» **TASK PROMPT**:
Retype word for word the first line of the listing and each line after it up to the line with "const yTickValues = [2000, 3500, 5000, 6500, 8000];", with the pictures taken out.

» **SUPPLIED DATA**:
==========

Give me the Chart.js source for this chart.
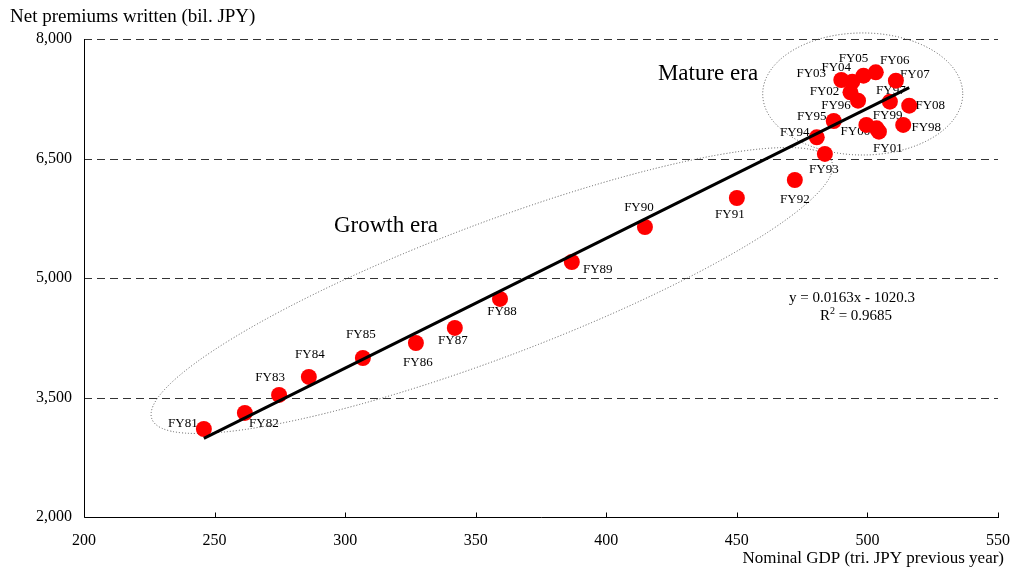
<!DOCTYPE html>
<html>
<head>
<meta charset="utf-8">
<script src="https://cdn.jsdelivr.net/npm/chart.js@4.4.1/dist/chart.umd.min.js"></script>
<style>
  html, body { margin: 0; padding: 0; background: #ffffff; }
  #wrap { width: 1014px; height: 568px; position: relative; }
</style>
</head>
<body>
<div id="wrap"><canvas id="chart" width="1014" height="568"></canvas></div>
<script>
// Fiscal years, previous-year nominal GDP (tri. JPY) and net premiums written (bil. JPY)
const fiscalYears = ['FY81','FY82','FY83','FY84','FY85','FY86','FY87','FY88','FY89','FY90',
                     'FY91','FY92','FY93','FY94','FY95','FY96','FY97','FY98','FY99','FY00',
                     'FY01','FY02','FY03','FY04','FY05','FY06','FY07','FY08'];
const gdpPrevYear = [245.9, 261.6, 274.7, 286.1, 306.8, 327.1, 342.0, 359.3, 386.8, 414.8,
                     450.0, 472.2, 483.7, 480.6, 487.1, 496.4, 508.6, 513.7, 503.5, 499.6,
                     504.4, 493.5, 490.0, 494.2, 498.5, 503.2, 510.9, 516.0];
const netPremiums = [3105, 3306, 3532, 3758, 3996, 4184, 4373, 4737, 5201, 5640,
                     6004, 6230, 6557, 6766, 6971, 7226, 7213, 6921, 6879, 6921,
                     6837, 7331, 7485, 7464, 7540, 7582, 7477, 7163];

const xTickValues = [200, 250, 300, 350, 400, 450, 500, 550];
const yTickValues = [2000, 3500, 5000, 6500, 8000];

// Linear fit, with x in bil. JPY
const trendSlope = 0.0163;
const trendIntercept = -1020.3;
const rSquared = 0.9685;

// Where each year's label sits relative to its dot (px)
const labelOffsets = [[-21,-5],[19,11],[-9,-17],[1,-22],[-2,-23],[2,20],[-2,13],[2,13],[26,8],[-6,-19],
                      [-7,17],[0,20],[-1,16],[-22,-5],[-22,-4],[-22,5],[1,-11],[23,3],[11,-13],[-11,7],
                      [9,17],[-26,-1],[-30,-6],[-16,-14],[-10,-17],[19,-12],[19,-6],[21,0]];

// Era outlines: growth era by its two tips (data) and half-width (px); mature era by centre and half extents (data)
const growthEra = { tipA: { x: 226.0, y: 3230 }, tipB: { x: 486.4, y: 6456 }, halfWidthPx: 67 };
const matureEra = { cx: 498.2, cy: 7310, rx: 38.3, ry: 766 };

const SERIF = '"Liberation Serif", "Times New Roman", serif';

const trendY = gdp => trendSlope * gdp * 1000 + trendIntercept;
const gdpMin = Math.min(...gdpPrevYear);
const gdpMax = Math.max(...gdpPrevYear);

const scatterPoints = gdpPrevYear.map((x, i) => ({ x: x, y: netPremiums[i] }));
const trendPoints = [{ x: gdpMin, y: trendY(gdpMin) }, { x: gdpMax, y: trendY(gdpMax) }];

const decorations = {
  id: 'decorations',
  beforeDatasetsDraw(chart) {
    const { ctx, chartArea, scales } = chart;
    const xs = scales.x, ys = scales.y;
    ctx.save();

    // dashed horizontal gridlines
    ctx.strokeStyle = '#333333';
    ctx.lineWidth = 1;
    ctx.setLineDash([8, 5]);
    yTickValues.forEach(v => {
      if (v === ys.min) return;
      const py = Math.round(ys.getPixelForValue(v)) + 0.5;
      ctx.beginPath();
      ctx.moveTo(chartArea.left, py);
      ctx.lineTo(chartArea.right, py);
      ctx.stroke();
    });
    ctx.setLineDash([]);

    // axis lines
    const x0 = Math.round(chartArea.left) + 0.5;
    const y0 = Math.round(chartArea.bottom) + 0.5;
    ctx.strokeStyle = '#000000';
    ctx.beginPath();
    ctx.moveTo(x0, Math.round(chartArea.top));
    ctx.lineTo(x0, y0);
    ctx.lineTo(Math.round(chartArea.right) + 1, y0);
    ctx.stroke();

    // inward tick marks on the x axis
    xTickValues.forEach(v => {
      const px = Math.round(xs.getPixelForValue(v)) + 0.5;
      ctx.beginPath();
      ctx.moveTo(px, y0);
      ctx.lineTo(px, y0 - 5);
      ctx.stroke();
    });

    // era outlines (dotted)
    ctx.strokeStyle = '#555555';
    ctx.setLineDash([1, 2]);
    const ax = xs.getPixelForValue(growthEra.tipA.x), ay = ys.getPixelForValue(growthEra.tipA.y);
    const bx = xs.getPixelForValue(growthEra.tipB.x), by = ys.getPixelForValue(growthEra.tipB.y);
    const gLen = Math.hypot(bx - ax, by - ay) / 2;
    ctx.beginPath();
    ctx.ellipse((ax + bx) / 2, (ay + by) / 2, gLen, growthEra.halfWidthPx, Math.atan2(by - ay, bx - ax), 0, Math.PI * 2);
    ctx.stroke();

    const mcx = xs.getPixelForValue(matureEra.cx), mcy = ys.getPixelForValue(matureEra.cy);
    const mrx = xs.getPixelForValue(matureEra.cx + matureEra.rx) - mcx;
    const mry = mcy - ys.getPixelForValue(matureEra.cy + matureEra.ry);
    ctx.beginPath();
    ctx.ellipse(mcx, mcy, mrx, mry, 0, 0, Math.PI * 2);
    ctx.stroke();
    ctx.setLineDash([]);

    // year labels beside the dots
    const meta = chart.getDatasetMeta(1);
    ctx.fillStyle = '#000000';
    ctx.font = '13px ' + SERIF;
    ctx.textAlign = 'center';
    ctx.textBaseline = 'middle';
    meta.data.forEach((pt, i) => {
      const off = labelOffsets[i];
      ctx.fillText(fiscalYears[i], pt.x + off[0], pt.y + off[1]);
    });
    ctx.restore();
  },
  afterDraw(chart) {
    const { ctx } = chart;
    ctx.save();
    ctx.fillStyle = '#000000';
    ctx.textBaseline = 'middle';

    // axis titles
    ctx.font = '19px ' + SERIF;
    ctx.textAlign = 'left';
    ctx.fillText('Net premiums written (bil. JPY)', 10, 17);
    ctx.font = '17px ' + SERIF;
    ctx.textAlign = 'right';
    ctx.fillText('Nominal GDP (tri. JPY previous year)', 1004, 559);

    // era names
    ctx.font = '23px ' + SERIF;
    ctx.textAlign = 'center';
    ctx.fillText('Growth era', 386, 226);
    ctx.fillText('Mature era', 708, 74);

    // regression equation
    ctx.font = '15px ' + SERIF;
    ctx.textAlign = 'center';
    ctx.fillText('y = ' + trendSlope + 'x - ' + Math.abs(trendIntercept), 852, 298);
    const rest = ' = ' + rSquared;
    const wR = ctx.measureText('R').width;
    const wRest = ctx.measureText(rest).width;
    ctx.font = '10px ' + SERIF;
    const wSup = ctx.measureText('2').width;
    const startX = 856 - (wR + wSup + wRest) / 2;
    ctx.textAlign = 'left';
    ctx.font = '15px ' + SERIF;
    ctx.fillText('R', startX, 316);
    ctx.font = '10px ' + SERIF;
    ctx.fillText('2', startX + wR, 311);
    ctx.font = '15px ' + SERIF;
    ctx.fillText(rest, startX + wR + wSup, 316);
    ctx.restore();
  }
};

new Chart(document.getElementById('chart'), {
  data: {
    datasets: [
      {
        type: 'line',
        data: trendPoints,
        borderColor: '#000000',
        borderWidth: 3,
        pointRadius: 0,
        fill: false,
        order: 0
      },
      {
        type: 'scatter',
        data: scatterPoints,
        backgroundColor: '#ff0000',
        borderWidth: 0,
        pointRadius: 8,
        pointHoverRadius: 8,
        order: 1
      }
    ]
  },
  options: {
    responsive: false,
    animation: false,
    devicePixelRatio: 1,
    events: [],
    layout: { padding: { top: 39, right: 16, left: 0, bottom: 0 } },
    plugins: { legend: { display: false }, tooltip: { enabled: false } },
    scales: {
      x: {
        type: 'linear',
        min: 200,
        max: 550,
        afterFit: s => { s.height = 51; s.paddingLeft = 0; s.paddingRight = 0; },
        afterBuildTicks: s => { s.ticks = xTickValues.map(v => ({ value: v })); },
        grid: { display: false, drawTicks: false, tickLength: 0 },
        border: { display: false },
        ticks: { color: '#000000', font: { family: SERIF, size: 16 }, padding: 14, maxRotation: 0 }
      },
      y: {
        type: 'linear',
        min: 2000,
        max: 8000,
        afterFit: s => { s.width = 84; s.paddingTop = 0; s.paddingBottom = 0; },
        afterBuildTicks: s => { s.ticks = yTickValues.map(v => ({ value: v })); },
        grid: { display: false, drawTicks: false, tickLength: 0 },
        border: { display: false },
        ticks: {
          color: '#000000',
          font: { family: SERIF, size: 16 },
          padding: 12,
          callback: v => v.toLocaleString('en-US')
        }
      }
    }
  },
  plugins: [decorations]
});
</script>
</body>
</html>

==========

» **FINISHED EXERCISE**:
Give me the Chart.js source for this chart.
<!DOCTYPE html>
<html>
<head>
<meta charset="utf-8">
<script src="https://cdn.jsdelivr.net/npm/chart.js@4.4.1/dist/chart.umd.min.js"></script>
<style>
  html, body { margin: 0; padding: 0; background: #ffffff; }
  #wrap { width: 1014px; height: 568px; position: relative; }
</style>
</head>
<body>
<div id="wrap"><canvas id="chart" width="1014" height="568"></canvas></div>
<script>
// Fiscal years, previous-year nominal GDP (tri. JPY) and net premiums written (bil. JPY)
const fiscalYears = ['FY81','FY82','FY83','FY84','FY85','FY86','FY87','FY88','FY89','FY90',
                     'FY91','FY92','FY93','FY94','FY95','FY96','FY97','FY98','FY99','FY00',
                     'FY01','FY02','FY03','FY04','FY05','FY06','FY07','FY08'];
const gdpPrevYear = [245.9, 261.6, 274.7, 286.1, 306.8, 327.1, 342.0, 359.3, 386.8, 414.8,
                     450.0, 472.2, 483.7, 480.6, 487.1, 496.4, 508.6, 513.7, 503.5, 499.6,
                     504.4, 493.5, 490.0, 494.2, 498.5, 503.2, 510.9, 516.0];
const netPremiums = [3105, 3306, 3532, 3758, 3996, 4184, 4373, 4737, 5201, 5640,
                     6004, 6230, 6557, 6766, 6971, 7226, 7213, 6921, 6879, 6921,
                     6837, 7331, 7485, 7464, 7540, 7582, 7477, 7163];

const xTickValues = [200, 250, 300, 350, 400, 450, 500, 550];
const yTickValues = [2000, 3500, 5000, 6500, 8000];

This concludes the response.